Toddler Programs

Colors of the Sea

Books To Share

  • Fish Counting by Arthur David Zoller.
  • My Visit to the Aquarium by Aliki.
  • The Rainbow Fish by Marcus Pfister.
  • Sea Shapes by Suse MacDonald.
  • Swimmy by Leo Lionni.
  • My Visit to the Aquarium by Aliki.

Books To Show

  • Colorful Captivating Coral Reefs by Dorothy Hinshaw Patent.
  • Fish Eyes by Lois Elhert.
  • One Lonely Seahorse by Saxton Freymann and Joost Elffers.
  • The Underwater Alphabet Book by Jerry Pallotta.
  • A Visit to the Sesame Street Aquarium by Rebecca Gold.

Display

Invite a local pet store to set up an aquarium in the library. Include many colorful fish. Be sure that the library staff knows how to care for the fish.

Stamp

Purchase the rubber stamp, Fish School #1165 from Kidstamps and stamp the children’s hands after storytime.

Fingerplays

  • “Five Little Fishes” in Ring A Ring O' Roses.
  • “One Little Fish” in Finger Folk by Marilyn Lohnes.

Flannel Board

Blue Fish, Blue Fish What Do You See?

(Use this homage to Bill Martin's Brown Bear, Brown Bear, What Do You See? to create a colorful sea life flannel board story. Patterns are provided here.)

Blue Fish, Blue Fish what do you see,


Swimming around in the deep, deep sea?


I see a red eel wiggling to and fro.


Red Eel, Red Eel, what do you see


Swimming around in the deep, deep sea?


I see a yellow starfish sparkling in the foam.


Starfish, Starfish what do you see


Swimming around in the deep, deep sea?


I see a purple octopus spitting out his ink.


Octopus, Octopus what do you see


Swimming around in the deep, deep sea?


I see a green seahorse riding through the waves


Rounding up the fishes in the deep, deep sea.

Puppet Story

My Visit to the Aquarium

Use the plush animals available from Childcraft to introduce the story My Visit to the Aquarium by Aliki. Pull each sea creature out of the science bag kit as you read the story. "My Visit to the Aquarium'' includes 5 soft aquarium creatures--a clown fish, sea otter, ray, scarlet ibis, and sand tiger shark--and the plants and animals that live in them.

A Rainbow Fish finger puppet is available from Demco and can be used to animate your reading of the story, Rainbow Fish.

Song

Three Little Fishes

(The music for this popular 1939 song, now in public domain, is available on several Web sites and on the musical recording, The Best Of Kay Kyser and His Orchestra. Music is also online at www.niehs.nih.gov/kids/lyrics/fishies.htm)

Down in the meadow in a little bitty pool


Swam three little fishies and a mama fishie too.

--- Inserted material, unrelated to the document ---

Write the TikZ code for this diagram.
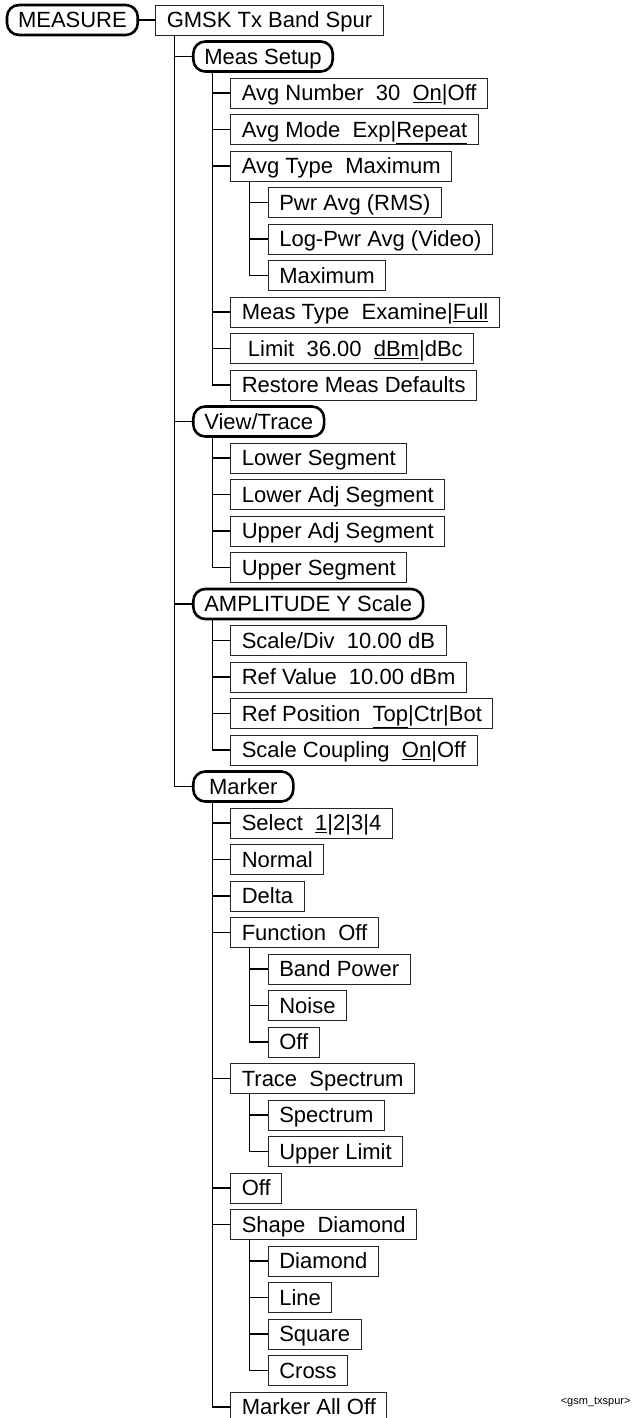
\documentclass[tikz,border=0pt]{standalone}
\usepackage{fontspec}
\setmainfont{Liberation Sans}
\usetikzlibrary{positioning}

\begin{document}
\begin{tikzpicture}[
    x=1pt, y=1pt,
    node distance=6.5pt and 18pt,
    item/.style={rectangle, draw=black!85, line width=0.9pt, outer sep=0pt, inner xsep=11pt, inner ysep=2pt,
        minimum height=30pt, text height=19pt, text depth=3.5pt, font=\fontsize{22}{26}\selectfont},
    menu/.style={item, draw=black, line width=2.6pt, rounded corners=12pt, minimum width=100pt},
    stack/.style={below=of #1.south west, anchor=north west},
    link/.style={line width=1.2pt}
]
\useasboundingbox (0,0) rectangle (635,-1418);

% Nodes
\node[menu, anchor=west] (measure) at (7,-20) {MEASURE};
\node[item, right=of measure] (gmsk) {GMSK Tx Band Spur};

\node[menu, stack=gmsk, xshift=37.5pt] (meassetup) {Meas Setup};
\node[item, stack=meassetup, xshift=37.5pt] (avgnum) {Avg Number~ 30~ \underline{On}|Off};
\node[item, stack=avgnum] (avgmode) {Avg Mode~ Exp|\underline{Repeat}};
\node[item, stack=avgmode] (avgtype) {Avg Type~ Maximum};
\node[item, stack=avgtype, xshift=37.5pt] (pwravg) {Pwr Avg (RMS)};
\node[item, stack=pwravg] (logpwr) {Log-Pwr Avg (Video)};
\node[item, stack=logpwr] (maximum) {Maximum};
\node[item, stack=maximum, xshift=-37.5pt] (meastype) {Meas Type~ Examine|\underline{Full}};
\node[item, stack=meastype] (limit) {\ Limit~ 36.00~ \underline{dBm}|dBc};
\node[item, stack=limit] (restore) {Restore Meas Defaults};

\node[menu, stack=restore, xshift=-37.5pt] (viewtrace) {View/Trace};
\node[item, stack=viewtrace, xshift=37.5pt] (lowerseg) {Lower Segment};
\node[item, stack=lowerseg] (loweradj) {Lower Adj Segment};
\node[item, stack=loweradj] (upperadj) {Upper Adj Segment};
\node[item, stack=upperadj] (upperseg) {Upper Segment};

\node[menu, stack=upperseg, xshift=-37.5pt] (amplitude) {AMPLITUDE Y Scale};
\node[item, stack=amplitude, xshift=37.5pt] (scalediv) {Scale/Div~ 10.00 dB};
\node[item, stack=scalediv] (refvalue) {Ref Value~ 10.00 dBm};
\node[item, stack=refvalue] (refpos) {Ref Position~ \underline{Top}|Ctr|Bot};
\node[item, stack=refpos] (scalecoup) {Scale Coupling~ \underline{On}|Off};

\node[menu, stack=scalecoup, xshift=-37.5pt] (marker) {Marker};
\node[item, stack=marker, xshift=37.5pt] (select) {Select~ \underline{1}|2|3|4};
\node[item, stack=select] (normal) {Normal};
\node[item, stack=normal] (delta) {Delta};
\node[item, stack=delta] (function) {Function~ Off};
\node[item, stack=function, xshift=37.5pt] (bandpower) {Band Power};
\node[item, stack=bandpower] (noise) {Noise};
\node[item, stack=noise] (funcoff) {Off};
\node[item, stack=funcoff, xshift=-37.5pt] (trace) {Trace~ Spectrum};
\node[item, stack=trace, xshift=37.5pt] (spectrum) {Spectrum};
\node[item, stack=spectrum] (upperlimit) {Upper Limit};
\node[item, stack=upperlimit, xshift=-37.5pt] (markeroff) {Off};
\node[item, stack=markeroff] (shape) {Shape~ Diamond};
\node[item, stack=shape, xshift=37.5pt] (diamond) {Diamond};
\node[item, stack=diamond] (line) {Line};
\node[item, stack=line] (square) {Square};
\node[item, stack=square] (cross) {Cross};
\node[item, stack=cross, xshift=-37.5pt] (alloff) {Marker All Off};

\node[font=\fontsize{11}{13}\selectfont, anchor=east] (figtag) at (634,-1402) {<gsm\_txspur>};

% Connections
\draw[link] (measure) -- (gmsk);
\draw[link] ([xshift=19pt]gmsk.south west) |- (meassetup.west);
\draw[link] ([xshift=19pt]gmsk.south west) |- (viewtrace.west);
\draw[link] ([xshift=19pt]gmsk.south west) |- (amplitude.west);
\draw[link] ([xshift=19pt]gmsk.south west) |- (marker.west);

\draw[link] ([xshift=19pt]meassetup.south west) |- (avgnum.west);
\draw[link] ([xshift=19pt]meassetup.south west) |- (avgmode.west);
\draw[link] ([xshift=19pt]meassetup.south west) |- (avgtype.west);
\draw[link] ([xshift=19pt]meassetup.south west) |- (meastype.west);
\draw[link] ([xshift=19pt]meassetup.south west) |- (limit.west);
\draw[link] ([xshift=19pt]meassetup.south west) |- (restore.west);
\draw[link] ([xshift=19pt]avgtype.south west) |- (pwravg.west);
\draw[link] ([xshift=19pt]avgtype.south west) |- (logpwr.west);
\draw[link] ([xshift=19pt]avgtype.south west) |- (maximum.west);

\draw[link] ([xshift=19pt]viewtrace.south west) |- (lowerseg.west);
\draw[link] ([xshift=19pt]viewtrace.south west) |- (loweradj.west);
\draw[link] ([xshift=19pt]viewtrace.south west) |- (upperadj.west);
\draw[link] ([xshift=19pt]viewtrace.south west) |- (upperseg.west);

\draw[link] ([xshift=19pt]amplitude.south west) |- (scalediv.west);
\draw[link] ([xshift=19pt]amplitude.south west) |- (refvalue.west);
\draw[link] ([xshift=19pt]amplitude.south west) |- (refpos.west);
\draw[link] ([xshift=19pt]amplitude.south west) |- (scalecoup.west);

\draw[link] ([xshift=19pt]marker.south west) |- (select.west);
\draw[link] ([xshift=19pt]marker.south west) |- (normal.west);
\draw[link] ([xshift=19pt]marker.south west) |- (delta.west);
\draw[link] ([xshift=19pt]marker.south west) |- (function.west);
\draw[link] ([xshift=19pt]marker.south west) |- (trace.west);
\draw[link] ([xshift=19pt]marker.south west) |- (markeroff.west);
\draw[link] ([xshift=19pt]marker.south west) |- (shape.west);
\draw[link] ([xshift=19pt]marker.south west) |- (alloff.west);
\draw[link] ([xshift=19pt]function.south west) |- (bandpower.west);
\draw[link] ([xshift=19pt]function.south west) |- (noise.west);
\draw[link] ([xshift=19pt]function.south west) |- (funcoff.west);
\draw[link] ([xshift=19pt]trace.south west) |- (spectrum.west);
\draw[link] ([xshift=19pt]trace.south west) |- (upperlimit.west);
\draw[link] ([xshift=19pt]shape.south west) |- (diamond.west);
\draw[link] ([xshift=19pt]shape.south west) |- (line.west);
\draw[link] ([xshift=19pt]shape.south west) |- (square.west);
\draw[link] ([xshift=19pt]shape.south west) |- (cross.west);

\end{tikzpicture}
\end{document}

"Swim" said the mama fishie, "Swim if you can"


And they swam and they swam all over the dam.

Chorus:


Boop boop dittum dattum wattum choo!


Boop boop dittum dattum wattum choo!


Boop boop dittum dattum wattum choo!


And they swam and they swam all over the dam.

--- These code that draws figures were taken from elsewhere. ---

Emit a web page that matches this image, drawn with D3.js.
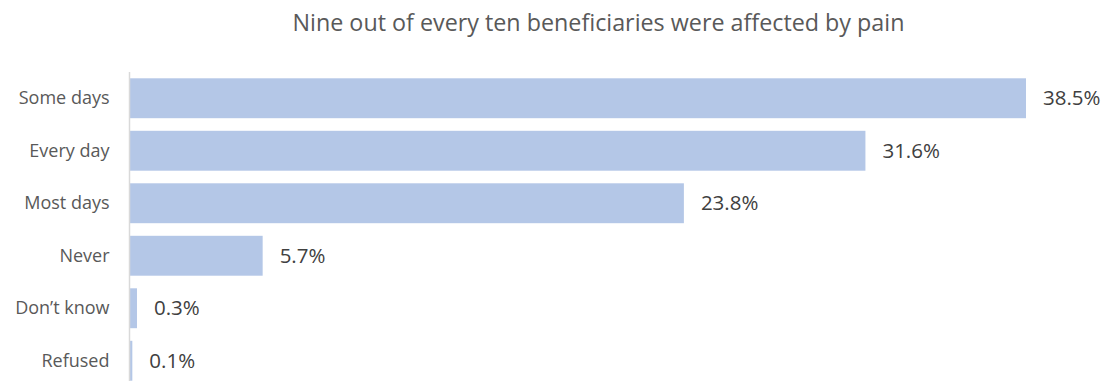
<!DOCTYPE html>
<html>
<head>
<meta charset="utf-8">
<script src="https://cdn.jsdelivr.net/npm/d3@7"></script>
<style>
  html, body { margin: 0; padding: 0; background: #fff; }
  svg { display: block; font-family: "Open Sans", sans-serif; }
</style>
</head>
<body>
<svg id="chart" width="1105" height="381"></svg>
<script>
// Pain frequency among beneficiaries (percent of respondents)
const categories = ["Some days", "Every day", "Most days", "Never", "Don\u2019t know", "Refused"];
const values = [38.5, 31.6, 23.8, 5.7, 0.3, 0.1];
const valueLabels = ["38.5%", "31.6%", "23.8%", "5.7%", "0.3%", "0.1%"];
const title = "Nine out of every ten beneficiaries were affected by pain";

const svg = d3.select("#chart");
const margin = { left: 130, top: 72 };
const plotRight = 1026;
const plotBottom = 387;

const x = d3.scaleLinear()
  .domain([0, d3.max(values)])
  .range([margin.left, plotRight]);

const y = d3.scaleBand()
  .domain(categories)
  .range([margin.top, plotBottom])
  .paddingInner(0.24)
  .paddingOuter(0.12);

// Title
svg.append("text")
  .attr("x", 598.5)
  .attr("y", 31)
  .attr("text-anchor", "middle")
  .attr("fill", "#595959")
  .style("font-size", "23.3px")
  .text(title);

// Bars
svg.append("g")
  .selectAll("rect")
  .data(values)
  .join("rect")
  .attr("x", x(0))
  .attr("y", (d, i) => y(categories[i]))
  .attr("width", d => x(d) - x(0))
  .attr("height", y.bandwidth())
  .attr("fill", "#b4c7e7");

// Category axis
const yAxis = svg.append("g")
  .attr("transform", `translate(${margin.left - 0.5},0)`)
  .call(d3.axisLeft(y).tickSize(0).tickPadding(20));
yAxis.select(".domain")
  .attr("stroke", "#d9d9d9")
  .attr("stroke-width", 1.5)
  .attr("d", `M0,${margin.top}V${plotBottom}`);
yAxis.selectAll("text")
  .attr("fill", "#595959")
  .style("font-size", "18px")
  .style("font-family", "\"Open Sans\", sans-serif");

// Value labels
svg.append("g")
  .selectAll("text")
  .data(values)
  .join("text")
  .attr("x", d => x(d) + 17)
  .attr("y", (d, i) => y(categories[i]) + y.bandwidth() / 2)
  .attr("dy", "0.35em")
  .attr("fill", "#404040")
  .style("font-size", "20.5px")
  .text((d, i) => valueLabels[i]);
</script>
</body>
</html>
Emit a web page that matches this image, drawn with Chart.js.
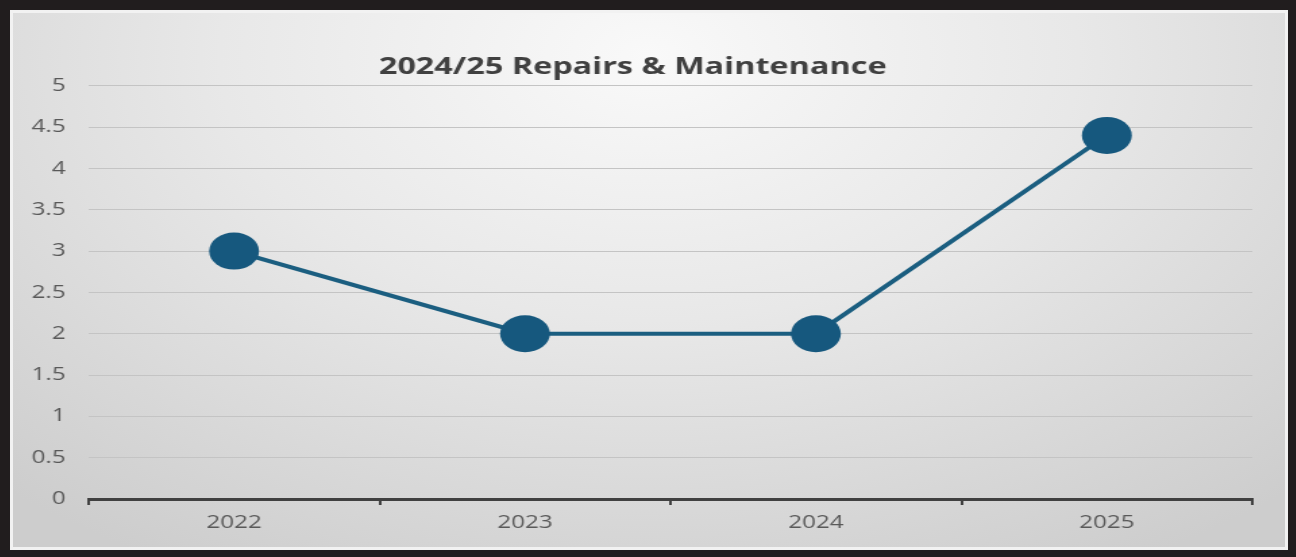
<!DOCTYPE html>
<html>
<head>
<meta charset="utf-8">
<script src="https://cdn.jsdelivr.net/npm/chart.js@4.4.1/dist/chart.umd.min.js"></script>
<style>
    html, body { margin: 0; padding: 0; }
    body { width: 1296px; height: 557px; background: #211d1e; position: relative; overflow: hidden; }
    #frame {
        position: absolute; left: 10px; top: 10px;
        width: 1272px; height: 534px;
        border: 3px solid #f2f2f2;
        background: radial-gradient(ellipse 75% 110% at 50% 8%, #f9f9f9 0%, #e8e8e8 45%, #cdcdcd 100%);
        overflow: hidden;
    }
    /* the chart is drawn narrow and widened, so text and markers come out broad */
    #mycanvas { display: block; transform-origin: 0 0; transform: scaleX(1.35); }
</style>
</head>
<body>
<div id="frame"><canvas id="mycanvas" width="942" height="534" style="width:942px;height:534px"></canvas></div>
<script>
var years = ['2022', '2023', '2024', '2025'];
var repairs = [3, 2, 2, 4.4];
var yMin = 0;
var yMax = 5;
var yStep = 0.5;

var chartdata = {
    labels: years,
    datasets: [
        {
            label: "Repairs & Maintenance",
            fill: false,
            lineTension: 0,
            borderColor: "rgba(27, 94, 128, 1)",
            backgroundColor: "rgba(22, 88, 126, 1)",
            borderWidth: 4,
            pointRadius: 18.5,
            pointHoverRadius: 18.5,
            pointBorderWidth: 0,
            pointBackgroundColor: "rgba(22, 88, 126, 1)",
            data: repairs
        }
    ]
};

var ctx = document.getElementById('mycanvas');
var LineGraph = new Chart(ctx, {
    type: 'line',
    data: chartdata,
    options: {
        responsive: false,
        animation: false,
        devicePixelRatio: 1,
        layout: { padding: { left: 0, right: 24, top: 0, bottom: 0 } },
        plugins: {
            legend: { display: false },
            tooltip: { enabled: false },
            title: {
                display: true,
                text: '2024/25 Repairs & Maintenance',
                color: '#404040',
                font: { family: 'Open Sans', size: 24, weight: 'bold', lineHeight: 1.2 },
                padding: { top: 40, bottom: 4 }
            }
        },
        scales: {
            x: {
                offset: true,
                grid: {
                    offset: true,
                    drawOnChartArea: false,
                    drawTicks: true,
                    tickLength: 6,
                    color: '#404040',
                    lineWidth: 2
                },
                border: { display: true, color: '#404040', width: 3 },
                ticks: {
                    color: '#595959',
                    padding: 7,
                    font: { family: 'Open Sans', size: 18 }
                },
                afterFit: function(scale) { scale.height = 48; }
            },
            y: {
                min: yMin,
                max: yMax,
                grid: { color: '#c4c4c4', lineWidth: 1, drawTicks: false },
                border: { display: false },
                ticks: {
                    stepSize: yStep,
                    color: '#595959',
                    padding: 17,
                    font: { family: 'Open Sans', size: 18 },
                    callback: function(value) { return String(Math.round(value * 10) / 10); }
                },
                afterFit: function(scale) { scale.width = 56; }
            }
        }
    }
});
</script>
</body>
</html>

"Stop" said the mama fishie, "or you will get lost".


The three little fishies didn't wanna be bossed.


The three little fishies went off on a spree,


And they swam and they swam right out to the sea.

Chorus.

"Whee!" yelled the little fishies, "Here's a lot of fun,


We'll swim in the sea till the day is done"


They swam and they swam, and it was a lark,


Till all of a sudden they saw a shark!

Chorus.

"Help!" cried the little fishies, "Gee! look at all the whales!"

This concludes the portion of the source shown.